▶ EXERCISE REQUIREMENTS:
Set down, exactly as written, the lines from the top of the data to the line that holds "['#B55504', '#BDBC00', '#FC8D59', '#FDDF8E', '#4DBDCD'];", and omit the pictures.

▶ RECORDED DATA:
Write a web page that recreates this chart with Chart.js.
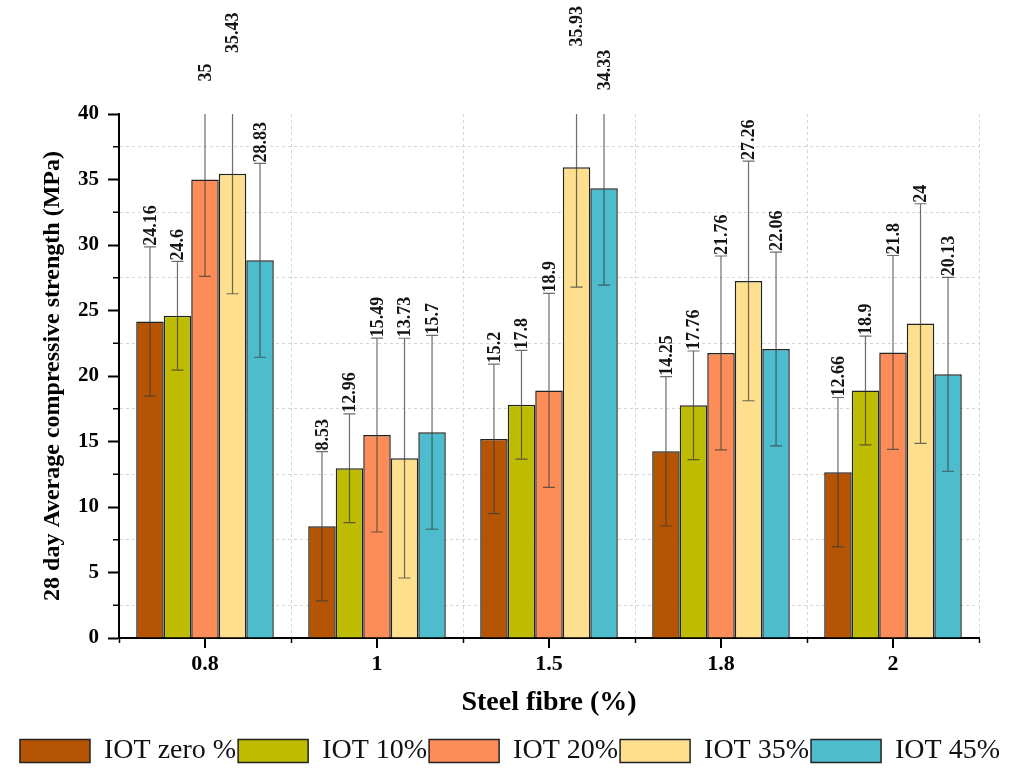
<!DOCTYPE html>
<html><head><meta charset="utf-8">
<script src="https://cdn.jsdelivr.net/npm/chart.js@4.4.1/dist/chart.umd.min.js"></script>
<style>html,body{margin:0;padding:0;background:#fff;} #wrap{width:1020px;height:768px;position:relative;}</style>
</head><body><div id="wrap"><canvas id="c"></canvas></div>
<script>
const categories = ['0.8', '1', '1.5', '1.8', '2'];
const seriesNames = ['IOT zero %', 'IOT 10%', 'IOT 20%', 'IOT 35%', 'IOT 45%'];
const iotZero = [24.16, 8.53, 15.2, 14.25, 12.66];
const iot10 = [24.6, 12.96, 17.8, 17.76, 18.9];
const iot20 = [35, 15.49, 18.9, 21.76, 21.8];
const iot35 = [35.43, 13.73, 35.93, 27.26, 24];
const iot45 = [28.83, 15.7, 34.33, 22.06, 20.13];
const errZero = [5.7, 5.7, 5.7, 5.7, 5.7];
const err10 = [4.15, 4.15, 4.15, 4.15, 4.15];
const err20 = [7.4, 7.4, 7.4, 7.4, 7.4];
const err35 = [9.15, 9.15, 9.15, 9.15, 9.15];
const err45 = [7.4, 7.4, 7.4, 7.4, 7.4];
const yMin = 0, yMax = 40, yStep = 2.5;
const seriesColors = ['#B55504', '#BDBC00', '#FC8D59', '#FDDF8E', '#4DBDCD'];

const values = [iotZero, iot10, iot20, iot35, iot45];
const errors = [errZero, err10, err20, err35, err45];

const SERIF = '"Liberation Serif", "Times New Roman", serif';

const extras = {
  id: 'extras',
  afterDatasetsDraw(chart) {
    const ctx = chart.ctx, ys = chart.scales.y, area = chart.chartArea;
    ctx.save();
    ctx.beginPath();
    ctx.rect(area.left, area.top, area.right - area.left, area.bottom - area.top);
    ctx.clip();
    ctx.strokeStyle = 'rgba(60,60,60,0.75)';
    ctx.lineWidth = 1.2;
    chart.data.datasets.forEach((ds, di) => {
      const meta = chart.getDatasetMeta(di);
      meta.data.forEach((bar, i) => {
        const v = values[di][i], e = errors[di][i];
        const x = bar.x;
        const yt = ys.getPixelForValue(v + e), yb = ys.getPixelForValue(v - e);
        ctx.beginPath();
        ctx.moveTo(x, yt); ctx.lineTo(x, yb);
        ctx.moveTo(x - 6, yt); ctx.lineTo(x + 6, yt);
        ctx.moveTo(x - 6, yb); ctx.lineTo(x + 6, yb);
        ctx.stroke();
      });
    });
    ctx.restore();
    ctx.save();
    ctx.font = 'bold 18px ' + SERIF;
    ctx.fillStyle = '#151515';
    ctx.textAlign = 'left';
    ctx.textBaseline = 'middle';
    chart.data.datasets.forEach((ds, di) => {
      const meta = chart.getDatasetMeta(di);
      meta.data.forEach((bar, i) => {
        const v = values[di][i], e = errors[di][i];
        const yt = ys.getPixelForValue(v + e);
        ctx.save();
        ctx.translate(bar.x + 1, yt - 1);
        ctx.rotate(-Math.PI / 2);
        ctx.fillText(String(v), 0, 0);
        ctx.restore();
      });
    });
    ctx.restore();
  },
  afterDraw(chart) {
    const ctx = chart.ctx, xs = chart.scales.x, ys = chart.scales.y;
    ctx.save();
    ctx.strokeStyle = '#000';
    ctx.lineWidth = 2;
    xs.ticks.forEach((t, i) => {
      const x = xs.getPixelForTick(i);
      ctx.beginPath(); ctx.moveTo(x, xs.top); ctx.lineTo(x, xs.top + 10); ctx.stroke();
    });
    ctx.lineWidth = 1.5;
    ys.ticks.forEach((t, i) => {
      if (i % 2 === 1) {
        const y = ys.getPixelForTick(i);
        ctx.beginPath(); ctx.moveTo(ys.right - 6, y); ctx.lineTo(ys.right, y); ctx.stroke();
      }
    });
    ctx.restore();
  }
};

new Chart(document.getElementById('c'), {
  type: 'bar',
  data: {
    labels: categories,
    datasets: values.map((arr, i) => ({
      label: seriesNames[i],
      data: arr,
      backgroundColor: seriesColors[i],
      borderColor: '#222',
      borderWidth: 1.5,
      barPercentage: 1,
      categoryPercentage: 0.8
    }))
  },
  options: {
    responsive: true,
    maintainAspectRatio: false,
    animation: false,
    layout: { padding: { top: 114, right: 0, left: 0, bottom: -7 } },
    plugins: {
      tooltip: { enabled: false },
      legend: {
        position: 'bottom',
        labels: {
          boxWidth: 70, boxHeight: 23, padding: 2,
          color: '#111',
          font: { family: SERIF, size: 28, weight: 'normal' }
        }
      }
    },
    scales: {
      x: {
        afterFit(s) { s.height = 97; },
        grid: {
          offset: true,
          drawOnChartArea: true,
          color: c => (c.index === 0 || c.index === categories.length) ? 'rgba(0,0,0,0)' : '#d6d6d6',
          lineWidth: 1,
          tickLength: 5,
          tickColor: '#000',
          tickWidth: 1.5
        },
        border: { display: true, color: '#000', width: 2, dash: [3, 3] },
        ticks: {
          color: '#000',
          padding: 8,
          font: { family: SERIF, size: 22, weight: 'bold' }
        },
        title: {
          display: true,
          text: 'Steel fibre (%)',
          color: '#000',
          padding: { top: 0, bottom: 15 },
          font: { family: SERIF, size: 28, weight: 'bold' }
        }
      },
      y: {
        min: yMin, max: yMax,
        afterFit(s) { s.width = 119; },
        grid: {
          color: c => (c.index % 2 === 1) ? '#d6d6d6' : 'rgba(0,0,0,0)',
          lineWidth: 1,
          tickLength: 11,
          tickColor: c => (c.index % 2 === 0) ? '#000' : 'rgba(0,0,0,0)',
          tickWidth: 2
        },
        border: { display: true, color: '#000', width: 2, dash: [3, 3] },
        ticks: {
          stepSize: yStep,
          autoSkip: false,
          color: '#000',
          padding: 9,
          font: { family: SERIF, size: 21, weight: 'bold' },
          callback: v => (v % 5 === 0 ? v : '')
        },
        title: {
          display: true,
          text: '28 day Average compressive strength (MPa)',
          color: '#000',
          padding: { top: 38, bottom: 0 },
          font: { family: SERIF, size: 24, weight: 'bold' }
        }
      },
      yR: {
        position: 'right',
        display: true,
        afterFit(s) { s.width = 41; },
        grid: { display: false, drawOnChartArea: false },
        border: { display: false },
        ticks: { display: false }
      }
    }
  },
  plugins: [extras]
});
</script>
</body></html>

▶ TASK OUTPUT:
Write a web page that recreates this chart with Chart.js.
<!DOCTYPE html>
<html><head><meta charset="utf-8">
<script src="https://cdn.jsdelivr.net/npm/chart.js@4.4.1/dist/chart.umd.min.js"></script>
<style>html,body{margin:0;padding:0;background:#fff;} #wrap{width:1020px;height:768px;position:relative;}</style>
</head><body><div id="wrap"><canvas id="c"></canvas></div>
<script>
const categories = ['0.8', '1', '1.5', '1.8', '2'];
const seriesNames = ['IOT zero %', 'IOT 10%', 'IOT 20%', 'IOT 35%', 'IOT 45%'];
const iotZero = [24.16, 8.53, 15.2, 14.25, 12.66];
const iot10 = [24.6, 12.96, 17.8, 17.76, 18.9];
const iot20 = [35, 15.49, 18.9, 21.76, 21.8];
const iot35 = [35.43, 13.73, 35.93, 27.26, 24];
const iot45 = [28.83, 15.7, 34.33, 22.06, 20.13];
const errZero = [5.7, 5.7, 5.7, 5.7, 5.7];
const err10 = [4.15, 4.15, 4.15, 4.15, 4.15];
const err20 = [7.4, 7.4, 7.4, 7.4, 7.4];
const err35 = [9.15, 9.15, 9.15, 9.15, 9.15];
const err45 = [7.4, 7.4, 7.4, 7.4, 7.4];
const yMin = 0, yMax = 40, yStep = 2.5;
const seriesColors = ['#B55504', '#BDBC00', '#FC8D59', '#FDDF8E', '#4DBDCD'];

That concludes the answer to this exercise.